>>>>>

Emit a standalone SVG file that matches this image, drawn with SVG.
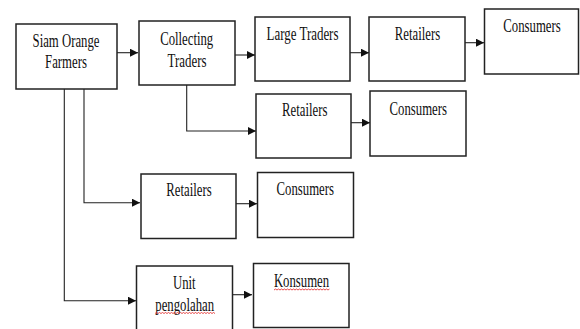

<<<<<
>>>>>

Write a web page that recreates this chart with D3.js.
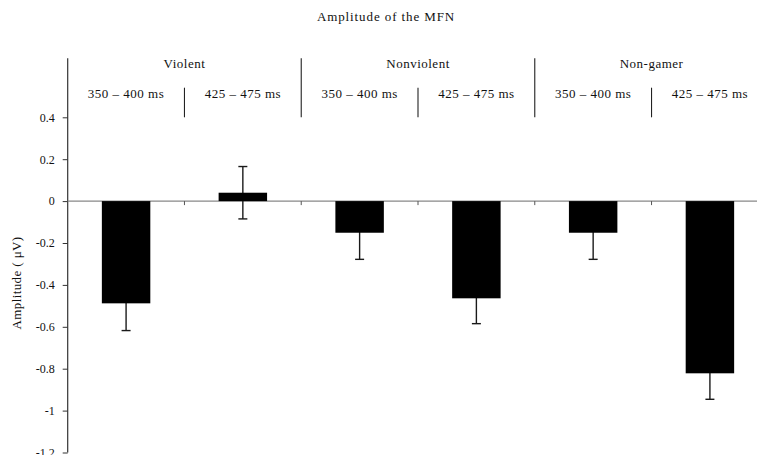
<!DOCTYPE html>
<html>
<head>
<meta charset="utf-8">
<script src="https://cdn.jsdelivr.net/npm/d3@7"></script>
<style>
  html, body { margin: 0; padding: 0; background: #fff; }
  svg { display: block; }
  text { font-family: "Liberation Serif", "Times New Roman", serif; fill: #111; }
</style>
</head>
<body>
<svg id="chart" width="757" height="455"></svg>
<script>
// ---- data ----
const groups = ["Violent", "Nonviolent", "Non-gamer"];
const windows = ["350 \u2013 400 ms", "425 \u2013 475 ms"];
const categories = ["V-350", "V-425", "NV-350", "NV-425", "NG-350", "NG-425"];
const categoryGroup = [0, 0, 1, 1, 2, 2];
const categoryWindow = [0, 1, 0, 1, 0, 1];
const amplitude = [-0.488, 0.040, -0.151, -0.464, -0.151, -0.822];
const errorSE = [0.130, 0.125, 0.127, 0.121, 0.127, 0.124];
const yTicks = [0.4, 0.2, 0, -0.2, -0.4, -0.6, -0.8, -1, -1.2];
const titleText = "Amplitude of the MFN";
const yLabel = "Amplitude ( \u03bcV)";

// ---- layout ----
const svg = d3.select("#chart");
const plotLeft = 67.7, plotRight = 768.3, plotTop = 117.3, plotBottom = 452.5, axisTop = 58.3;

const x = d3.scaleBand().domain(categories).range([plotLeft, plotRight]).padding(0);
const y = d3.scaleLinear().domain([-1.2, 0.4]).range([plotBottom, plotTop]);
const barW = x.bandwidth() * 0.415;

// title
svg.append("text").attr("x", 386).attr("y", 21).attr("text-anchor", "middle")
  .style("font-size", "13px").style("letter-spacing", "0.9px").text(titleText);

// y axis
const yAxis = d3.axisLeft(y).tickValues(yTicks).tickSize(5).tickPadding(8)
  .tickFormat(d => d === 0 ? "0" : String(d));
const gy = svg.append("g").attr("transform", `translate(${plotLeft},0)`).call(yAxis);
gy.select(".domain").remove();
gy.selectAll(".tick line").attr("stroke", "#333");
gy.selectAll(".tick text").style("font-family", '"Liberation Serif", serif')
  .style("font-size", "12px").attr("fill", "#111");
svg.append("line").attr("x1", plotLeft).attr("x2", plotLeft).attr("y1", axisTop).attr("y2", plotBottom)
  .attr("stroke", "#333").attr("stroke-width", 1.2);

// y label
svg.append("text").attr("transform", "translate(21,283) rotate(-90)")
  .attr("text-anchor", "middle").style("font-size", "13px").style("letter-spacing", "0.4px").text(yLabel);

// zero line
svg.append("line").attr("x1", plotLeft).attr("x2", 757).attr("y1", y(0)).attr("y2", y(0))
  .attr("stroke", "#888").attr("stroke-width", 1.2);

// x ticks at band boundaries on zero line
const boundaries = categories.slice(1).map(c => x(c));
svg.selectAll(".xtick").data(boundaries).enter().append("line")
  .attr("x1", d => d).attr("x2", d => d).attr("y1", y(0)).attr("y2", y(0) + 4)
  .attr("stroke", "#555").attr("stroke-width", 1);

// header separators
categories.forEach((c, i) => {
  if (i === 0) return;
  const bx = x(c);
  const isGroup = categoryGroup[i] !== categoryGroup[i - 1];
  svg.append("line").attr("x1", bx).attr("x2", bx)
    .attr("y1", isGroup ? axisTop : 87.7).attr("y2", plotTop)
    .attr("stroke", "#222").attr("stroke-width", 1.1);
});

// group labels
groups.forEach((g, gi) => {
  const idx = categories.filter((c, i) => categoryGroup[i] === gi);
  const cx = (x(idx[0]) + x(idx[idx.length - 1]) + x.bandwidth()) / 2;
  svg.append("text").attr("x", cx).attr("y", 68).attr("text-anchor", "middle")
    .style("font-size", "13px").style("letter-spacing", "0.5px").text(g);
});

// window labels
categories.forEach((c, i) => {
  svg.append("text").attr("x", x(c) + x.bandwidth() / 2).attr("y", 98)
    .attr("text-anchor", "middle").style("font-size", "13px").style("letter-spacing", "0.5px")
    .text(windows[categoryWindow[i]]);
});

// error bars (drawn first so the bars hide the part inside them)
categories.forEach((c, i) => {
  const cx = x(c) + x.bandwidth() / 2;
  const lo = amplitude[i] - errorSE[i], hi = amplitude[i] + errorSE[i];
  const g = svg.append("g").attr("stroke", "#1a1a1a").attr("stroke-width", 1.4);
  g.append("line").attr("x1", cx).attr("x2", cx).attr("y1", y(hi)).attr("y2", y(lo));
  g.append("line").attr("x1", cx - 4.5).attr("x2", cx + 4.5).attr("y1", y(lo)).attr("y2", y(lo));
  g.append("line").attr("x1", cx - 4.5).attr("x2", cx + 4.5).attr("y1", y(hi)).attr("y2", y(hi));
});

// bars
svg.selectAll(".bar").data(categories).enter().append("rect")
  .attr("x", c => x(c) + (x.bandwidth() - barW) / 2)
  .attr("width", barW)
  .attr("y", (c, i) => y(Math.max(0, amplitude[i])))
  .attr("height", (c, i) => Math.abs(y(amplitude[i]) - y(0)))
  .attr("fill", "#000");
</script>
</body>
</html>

<<<<<

Return every line from the records above that holds the word "drawn".

__RESULT FOR THIS TASK__.
Emit a standalone SVG file that matches this image, drawn with SVG.
// error bars (drawn first so the bars hide the part inside them)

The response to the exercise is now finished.